|Peter Boettke|
Paul Krugman provides his take on the Beckworth graph showing the collapse of nominal spending and relates it to his 1998 work on Japan. The upshot, monetary policy will not produce the desired effect in our current situation. Scott Sumner responds and continues to push his position that monetary policy has been too restrictive.
I have discussed this issue with Steve and Larry and I keep getting hung up on this idea that monetary policy has been too restrictive. I get the point about if V collapses faster than money supply is expanded, you get Sumner's position. On the other hand, I don't get it at a very basic level. But when I look at what government has been doing since August 2008, I follow Hart and Zingales warning that:
Our desire for a principled approach to this crisis does not arise from an academic need for intellectual coherence. Without principles, policy makers inevitably make mistakes and succumb to lobbying pressure. This is what happened with the Bush administration. The Obama administration can do better.
It turns out that the Obama administration just continued the Bush administration policies in earnest. There has been NO change in the policy approach. A point I think that must be stressed to counter the rhetoric of 'hope and change' and decisive break from the failed policies of the past, etc.

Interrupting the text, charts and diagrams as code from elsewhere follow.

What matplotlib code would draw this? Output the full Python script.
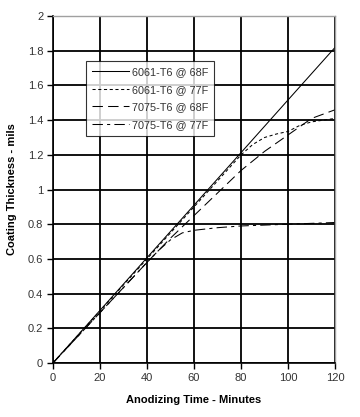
import matplotlib.pyplot as plt

plt.rcParams['font.family'] = ['Liberation Sans', 'DejaVu Sans']

# data
t_6061_68 = [0, 20, 40, 60, 80, 100, 120]
c_6061_68 = [0, 0.303, 0.607, 0.91, 1.213, 1.517, 1.82]

t_6061_77 = [0, 20, 40, 60, 80, 85, 90, 95, 100, 105, 110, 120]
c_6061_77 = [0, 0.30, 0.60, 0.90, 1.20, 1.26, 1.30, 1.32, 1.335, 1.37, 1.39, 1.41]

t_7075_68 = [0, 10, 20, 30, 40, 50, 60, 70, 80, 90, 100, 110, 120]
c_7075_68 = [0, 0.145, 0.29, 0.435, 0.58, 0.72, 0.85, 0.98, 1.11, 1.22, 1.315, 1.41, 1.46]

t_7075_77 = [0, 10, 20, 30, 40, 45, 50, 55, 60, 70, 80, 90, 100, 110, 120]
c_7075_77 = [0, 0.145, 0.29, 0.435, 0.58, 0.65, 0.71, 0.75, 0.765, 0.78, 0.79, 0.795, 0.80, 0.805, 0.81]

labels = ['6061-T6 @ 68F', '6061-T6 @ 77F', '7075-T6 @ 68F', '7075-T6 @ 77F']
x_ticks = [0, 20, 40, 60, 80, 100, 120]
y_ticks = [0, 0.2, 0.4, 0.6, 0.8, 1, 1.2, 1.4, 1.6, 1.8, 2]
y_tick_labels = ['0', '0.2', '0.4', '0.6', '0.8', '1', '1.2', '1.4', '1.6', '1.8', '2']

fig = plt.figure(figsize=(3.6, 4.17), dpi=100)
ax = fig.add_axes([0.147, 0.1295, 0.784, 0.832])

ax.plot(t_6061_68, c_6061_68, color='black', lw=0.75, linestyle='-', label=labels[0])
ax.plot(t_6061_77, c_6061_77, color='black', lw=0.75, linestyle=(0, (3, 2.5)), label=labels[1])
ax.plot(t_7075_68, c_7075_68, color='black', lw=0.75, linestyle=(0, (10, 5)), label=labels[2])
ax.plot(t_7075_77, c_7075_77, color='black', lw=0.75, linestyle=(0, (10, 4, 3, 4)), label=labels[3])

ax.set_xlim(0, 120)
ax.set_ylim(0, 2)
ax.set_xticks(x_ticks)
ax.set_yticks(y_ticks)
ax.set_yticklabels(y_tick_labels)
ax.grid(True, color='black', lw=1.3)
ax.set_axisbelow(True)

for side in ['top', 'right']:
    ax.spines[side].set_color('#a0a0a0')
    ax.spines[side].set_linewidth(1.0)
for side in ['left', 'bottom']:
    ax.spines[side].set_color('black')
    ax.spines[side].set_linewidth(1.2)

ax.tick_params(direction='out', length=4, width=1, color='black',
               labelsize=8, labelcolor='#333333', pad=3)

ax.set_xlabel('Anodizing Time - Minutes', fontsize=8, fontweight='bold', labelpad=9)
ax.set_ylabel('Coating Thickness - mils', fontsize=8, fontweight='bold', labelpad=8)

leg = ax.legend(loc='upper left', bbox_to_anchor=(0.117, 0.87), fontsize=7.8,
                handlelength=3.4, frameon=True, fancybox=False, borderpad=0.55,
                labelspacing=0.7, handletextpad=0.3, borderaxespad=0)
leg.get_frame().set_edgecolor('black')
leg.get_frame().set_linewidth(0.8)
for txt in leg.get_texts():
    txt.set_color('#333333')

plt.savefig('out.png', dpi=100)
plt.close()
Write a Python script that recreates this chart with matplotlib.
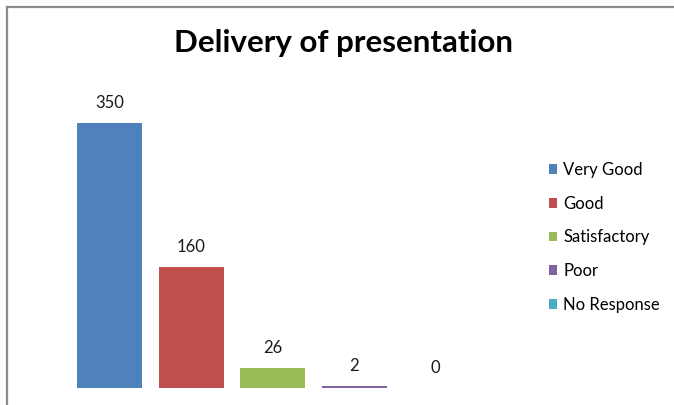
import matplotlib.pyplot as plt
from matplotlib.lines import Line2D
from matplotlib.patches import Patch

categories = ["Very Good", "Good", "Satisfactory", "Poor", "No Response"]
counts = [350, 160, 26, 2, 0]
colors = ["#4F81BD", "#C0504D", "#9BBB59", "#8064A2", "#4BACC6"]

W, H = 674, 405
fig = plt.figure(figsize=(W / 100, H / 100), dpi=100)

# plot area in pixels: baseline at y=388, 350 reaches y=123
px_per_unit = (388 - 123) / 350
left_px, right_px = 60, 490
bottom_px = 388
ymax = 400
top_px = bottom_px - ymax * px_per_unit
ax = fig.add_axes([left_px / W, (H - bottom_px) / H,
                   (right_px - left_px) / W, (bottom_px - top_px) / H])

spacing = 81.5
x0 = 109.5
xs = list(range(len(categories)))
ax.bar(xs, counts, width=65 / spacing, color=colors)
ax.set_xlim((left_px - x0) / spacing, (right_px - x0) / spacing)
ax.set_ylim(0, ymax)
ax.axis("off")

for x, v in zip(xs, counts):
    ax.annotate(str(v), (x, v), xytext=(0, 12), textcoords="offset pixels",
                ha="center", va="bottom", fontsize=12, family="Lato", color="#1a1a1a")

fig.text(344 / W, 1 - 43 / H, "Delivery of presentation", ha="center", va="center",
         fontsize=22.5, fontweight="bold", family="Lato")

handles = [Patch(facecolor=c, edgecolor="none") for c in colors]
fig.legend(handles, categories, loc="upper left", bbox_to_anchor=(534 / W, 1 - 147 / H),
           frameon=False, prop={"family": "Lato", "size": 12},
           handlelength=0.5, handleheight=0.5, handletextpad=0.35, labelspacing=1.06)

# chart border (top and left edges)
fig.add_artist(Line2D([6.5 / W, 6.5 / W], [0, 1 - 6.5 / H], transform=fig.transFigure,
                      color="#8c8c8c", lw=1.6))
fig.add_artist(Line2D([6.5 / W, 1], [1 - 6.5 / H, 1 - 6.5 / H], transform=fig.transFigure,
                      color="#8c8c8c", lw=1.6))

fig.savefig("out.png", dpi=100)
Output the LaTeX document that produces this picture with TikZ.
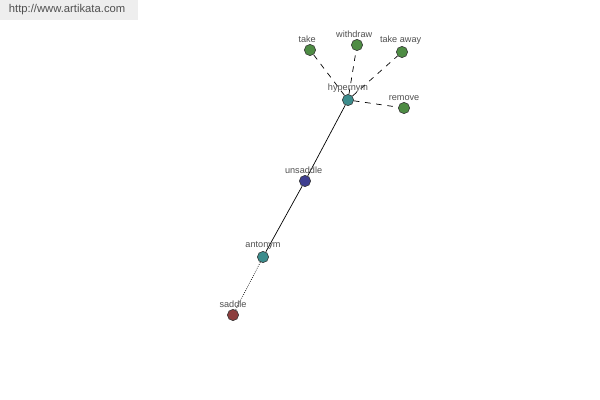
\documentclass[tikz,border=0pt]{standalone}
\usepackage{fontspec}
\setmainfont{Liberation Sans}
\usetikzlibrary{positioning}
\definecolor{artGreen}{HTML}{4E8C44}
\definecolor{artTeal}{HTML}{3C8C8C}
\definecolor{artBlue}{HTML}{3E3E90}
\definecolor{artRed}{HTML}{8C3E3E}
\definecolor{artText}{HTML}{505050}
\definecolor{artBar}{HTML}{EEEEEE}
\tikzset{
  artnode/.style={circle,draw=black!80,line width=0.4pt,minimum size=8pt,
                  inner sep=0pt},
  artleaf/.style={artnode,fill=artGreen},
  arthyper/.style={artnode,fill=artTeal},
  artword/.style={artnode,fill=artBlue},
  artopp/.style={artnode,fill=artRed},
  artlabel/.style={font=\fontsize{6.5}{7}\selectfont,text=artText,inner sep=0pt},
  artdash/.style={dashed,dash pattern=on 4pt off 4pt,line width=0.5pt},
  artlink/.style={line width=0.5pt}
}

\begin{document}
\begin{tikzpicture}[x=0.025cm,y=-0.025cm]
    \useasboundingbox[fill=white] (0,0) rectangle (600,400);
    \node[fill=artBar,minimum width=3.45cm,minimum height=0.5cm,anchor=north west,
          inner sep=0pt] (bar) at (0,0) {};
    \node[font=\fontsize{8}{9}\selectfont,text=artText,anchor=west]
      (site) at (4,10) {http://www.artikata.com};

    \node[arthyper] (hyp) at (348,100) {};
    \node[artleaf] (take) at (310,50) {};
    \node[artleaf] (withdraw) at (357,45) {};
    \node[artleaf] (takeaway) at (402,52) {};
    \node[artleaf] (remove) at (404,108) {};
    \node[artword] (unsaddle) at (305,181) {};
    \node[arthyper] (ant) at (263,257) {};
    \node[artopp] (saddle) at (233,315) {};

    \draw[artdash] (hyp) -- (take);
    \draw[artdash] (hyp) -- (withdraw);
    \draw[artdash] (hyp) -- (takeaway);
    \draw[artdash] (hyp) -- (remove);
    \draw[artlink] (hyp) -- (unsaddle);
    \draw[artlink] (unsaddle) -- (ant);
    \draw[artlink,densely dotted] (ant) -- (saddle);

    \node[artlabel,above=1pt of hyp] {hypernym};
    \node[artlabel,above=1pt of take,xshift=-2pt] {take};
    \node[artlabel,above=1pt of withdraw,xshift=-2pt] {withdraw};
    \node[artlabel,above=1pt of takeaway,xshift=-1pt] {take away};
    \node[artlabel,above=1pt of remove] {remove};
    \node[artlabel,above=1pt of unsaddle,xshift=-1pt] {unsaddle};
    \node[artlabel,above=1pt of ant] {antonym};
    \node[artlabel,above=1pt of saddle] {saddle};
  \end{tikzpicture}
\end{document}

And I would like to argue that the failure to follow principles leading to mistakes and interest group politics is as true for monetary policy as it is for fiscal policy. In fact, fiscal irresponsibility leads to monetary irresponsibility to pay for it (Adam Smith talked about the 'juggling tricks' government must perform as a result of public debt, see WoN, Bk V, ch 3, p 468). And the consequence is inflation and the destruction of the social bonds of trust that sound monetary policy is supposed to provide (see S. Herbert Frankel's Two Philosophies of Money for an excellent discussion of this point). In short, when I read either Krugman or Sumner all I see is the endorsement of the 'juggling tricks' without any recognition of either the complexity of the 'trick' being attempted, or the consequences even if the 'trick' is pulled off. (Again a reading of the passages from Adam Smith and his statement that the 'juggling trick' is "so easily seen through, and at the same time so extremely pernicious" is well worth it).
Why am I such a stuck in the mud old-fashioned economist when it comes to public finance and monetary order?
I guess it relates to what I learned from Dr. Sennholz as an undergraduate student at Grove City College. An education for which I am thankful for everyday.